Could the Reds actually...get money from someone else?

Exploring Jackson Hole Wyoming
That picture is of a statue of a moose, not an actual moose. It’s a metaphor.
Photo by George Rose/Getty Images

Is winning baseball games during the 2023 Major League Baseball season a priority for the Cincinnati Reds?

No.

Is diving into the free agent market to strategically negotiate with the best of the best in hopes they sign lucrative deals to change the baseball landscape of the franchise a priority this winter for the Cincinnati Reds?

No.

Is cashing-in on the trade market with proven veterans at the top of their game to bring in a return of prospects poised to be the bedrock of the future of the club a priority for the Cincinnati Reds this winter? There aren’t any left, so...

...no.

The primary jobs of a General Manager in today’s baseball world involve a) making sure the team’s ownership gets what it wants and b) building the best possible baseball roster to fit those parameters. For the Cincinnati Reds, that means get cheap and get around to winning later, goals that GM Nick Krall has been attempting to execute with precision for several winters running. However, with a dearth of existing veteran players left on the roster and a pile of prospects marinating for the future staring at the clock and waiting to be a few years older, his task list for the winter of 2022-2023 has been trimmed significantly.

In reality, it’s a list that has one big, red circle on around finding a taker for as many of the 18 million bucks due to Mike Moustakas for the 2023 season - and of the 4 million more bucks it will take to buy out his 2024 option.

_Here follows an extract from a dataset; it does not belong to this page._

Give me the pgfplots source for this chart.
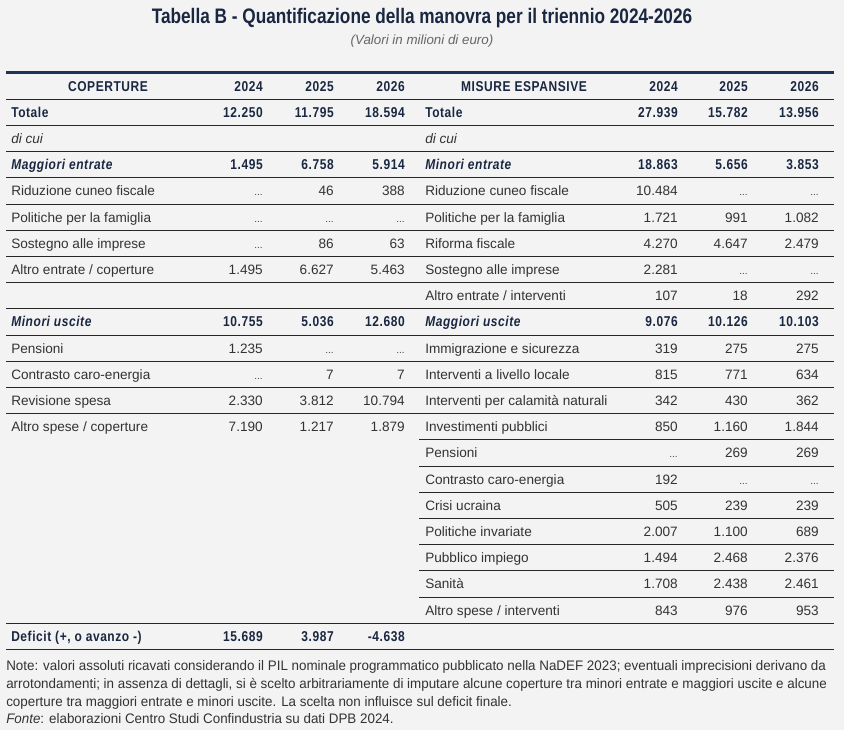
\documentclass[border=0pt]{standalone}
\usepackage{fontspec}
\setmainfont{Liberation Sans}
\newfontfamily\cb[FakeStretch=0.84,LetterSpace=4]{Liberation Sans}
\newfontfamily\ct[FakeStretch=0.82]{Liberation Sans}
\newfontfamily\cn[FakeStretch=0.97]{Liberation Sans}
\usepackage{pgfplots}
\pgfplotsset{compat=1.18}
\definecolor{bg}{HTML}{F3F3F3}
\definecolor{navy}{HTML}{1A2741}
\definecolor{rule}{HTML}{1B3556}
\definecolor{txt}{HTML}{333333}
\definecolor{sub}{HTML}{666666}
\definecolor{dots}{HTML}{444444}
\newcommand{\yb}[1]{(91.2+26.2*#1)}
\newcommand{\C}[4]{\node[anchor=#3,inner sep=0pt,text=txt] at (axis cs:#1,{\yb{#2}}) {\fontsize{10.2}{12}\selectfont #4};}
\newcommand{\CB}[4]{\node[anchor=#3,inner sep=0pt,text=navy] at (axis cs:#1,{\yb{#2}}) {\cb\bfseries\fontsize{10.7}{12}\selectfont #4};}
\newcommand{\CBI}[4]{\node[anchor=#3,inner sep=0pt,text=navy] at (axis cs:#1,{\yb{#2}}) {\cb\bfseries\itshape\fontsize{10.7}{12}\selectfont #4};}
\newcommand{\el}{{\color{dots}\fontsize{7.5}{7}\selectfont...}}
% left columns: 11 | 263 334 405 ; right: 425 | 678 748 819
\newcommand{\LR}[5]{\C{11}{#1}{base west}{#2}\C{263}{#1}{base east}{#3}\C{334}{#1}{base east}{#4}\C{405}{#1}{base east}{#5}}
\newcommand{\RR}[5]{\C{425}{#1}{base west}{#2}\C{678}{#1}{base east}{#3}\C{748}{#1}{base east}{#4}\C{819}{#1}{base east}{#5}}
\newcommand{\LB}[5]{\CB{11}{#1}{base west}{#2}\CB{263}{#1}{base east}{#3}\CB{334}{#1}{base east}{#4}\CB{405}{#1}{base east}{#5}}
\newcommand{\RB}[5]{\CB{425}{#1}{base west}{#2}\CB{678}{#1}{base east}{#3}\CB{748}{#1}{base east}{#4}\CB{819}{#1}{base east}{#5}}
\newcommand{\LBI}[5]{\CBI{11}{#1}{base west}{#2}\CB{263}{#1}{base east}{#3}\CB{334}{#1}{base east}{#4}\CB{405}{#1}{base east}{#5}}
\newcommand{\RBI}[5]{\CBI{425}{#1}{base west}{#2}\CB{678}{#1}{base east}{#3}\CB{748}{#1}{base east}{#4}\CB{819}{#1}{base east}{#5}}
\begin{document}
\begin{tikzpicture}
\begin{axis}[width=633pt,height=547.5pt,scale only axis,
  xmin=0,xmax=844,ymin=0,ymax=730,y dir=reverse,hide axis,clip=false]
\fill[bg] (axis cs:0,0) rectangle (axis cs:844,730);
% title
\node[anchor=base,inner sep=0pt,text=navy] at (axis cs:422,24)
  {\ct\bfseries\fontsize{15.75}{18}\selectfont Tabella B - Quantificazione della manovra per il triennio 2024-2026};
\node[anchor=base,inner sep=0pt,text=sub] at (axis cs:422,45)
  {\itshape\fontsize{10}{11}\selectfont (Valori in milioni di euro)};
% rules
\draw[rule,line width=2.2pt] (axis cs:6,72.7) -- (axis cs:834,72.7);
\pgfplotsinvokeforeach{0,...,12,20,21}{\draw[black!85,line width=0.75pt] (axis cs:6,{99.3+26.2*#1}) -- (axis cs:834,{99.3+26.2*#1});}
\pgfplotsinvokeforeach{13,...,19}{\draw[black!85,line width=0.75pt] (axis cs:419,{99.3+26.2*#1}) -- (axis cs:834,{99.3+26.2*#1});}
% header
\CB{108}{0.03}{base}{COPERTURE}
\CB{263}{0.03}{base east}{2024}\CB{334}{0.03}{base east}{2025}\CB{405}{0.03}{base east}{2026}
\CB{524}{0.03}{base}{MISURE ESPANSIVE}
\CB{678}{0.03}{base east}{2024}\CB{748}{0.03}{base east}{2025}\CB{819}{0.03}{base east}{2026}
% rows
\LB{1}{Totale}{12.250}{11.795}{18.594}
\RB{1}{Totale}{27.939}{15.782}{13.956}
\C{11}{2}{base west}{\itshape di cui}
\C{425}{2}{base west}{\itshape di cui}
\LBI{3}{Maggiori entrate}{1.495}{6.758}{5.914}
\RBI{3}{Minori entrate}{18.863}{5.656}{3.853}
\LR{4}{Riduzione cuneo fiscale}{\el}{46}{388}
\RR{4}{Riduzione cuneo fiscale}{10.484}{\el}{\el}
\LR{5}{Politiche per la famiglia}{\el}{\el}{\el}
\RR{5}{Politiche per la famiglia}{1.721}{991}{1.082}
\LR{6}{Sostegno alle imprese}{\el}{86}{63}
\RR{6}{Riforma fiscale}{4.270}{4.647}{2.479}
\LR{7}{Altro entrate / coperture}{1.495}{6.627}{5.463}
\RR{7}{Sostegno alle imprese}{2.281}{\el}{\el}
\RR{8}{Altro entrate / interventi}{107}{18}{292}
\LBI{9}{Minori uscite}{10.755}{5.036}{12.680}
\RBI{9}{Maggiori uscite}{9.076}{10.126}{10.103}
\LR{10}{Pensioni}{1.235}{\el}{\el}
\RR{10}{Immigrazione e sicurezza}{319}{275}{275}
\LR{11}{Contrasto caro-energia}{\el}{7}{7}
\RR{11}{Interventi a livello locale}{815}{771}{634}
\LR{12}{Revisione spesa}{2.330}{3.812}{10.794}
\RR{12}{Interventi per calamità naturali}{342}{430}{362}
\LR{13}{Altro spese / coperture}{7.190}{1.217}{1.879}
\RR{13}{Investimenti pubblici}{850}{1.160}{1.844}
\RR{14}{Pensioni}{\el}{269}{269}
\RR{15}{Contrasto caro-energia}{192}{\el}{\el}
\RR{16}{Crisi ucraina}{505}{239}{239}
\RR{17}{Politiche invariate}{2.007}{1.100}{689}
\RR{18}{Pubblico impiego}{1.494}{2.468}{2.376}
\RR{19}{Sanità}{1.708}{2.438}{2.461}
\RR{20}{Altro spese / interventi}{843}{976}{953}
\LB{21}{Deficit (+, o avanzo -)}{15.689}{3.987}{-4.638}
% notes
\node[anchor=base west,inner sep=0pt,text=txt] at (axis cs:6,671) {\cn\fontsize{10.35}{12}\selectfont Note: valori assoluti ricavati considerando il PIL nominale programmatico pubblicato nella NaDEF 2023; eventuali imprecisioni derivano da};
\node[anchor=base west,inner sep=0pt,text=txt] at (axis cs:6,689) {\cn\fontsize{10.35}{12}\selectfont arrotondamenti; in assenza di dettagli, si è scelto arbitrariamente di imputare alcune coperture tra minori entrate e maggiori uscite e alcune};
\node[anchor=base west,inner sep=0pt,text=txt] at (axis cs:6,707) {\cn\fontsize{10.35}{12}\selectfont coperture tra maggiori entrate e minori uscite. La scelta non influisce sul deficit finale.};
\node[anchor=base west,inner sep=0pt,text=txt] at (axis cs:6,724) {\cn\fontsize{10.35}{12}\selectfont \textit{Fonte}: elaborazioni Centro Studi Confindustria su dati DPB 2024.};
\end{axis}
\end{tikzpicture}
\end{document}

Get around to winning later is an ownership goal that doesn’t really apply here. Get cheap, though, is a goal whose only real avenue is shedding Moose’s contract, since only he and Joey Votto - he of a full no-trade clause - are the only two players remaining on the Reds with any sort of guaranteed money left. Dealing Moose, then, becomes the only way Krall can effectively achieve the set-out goals for this winter.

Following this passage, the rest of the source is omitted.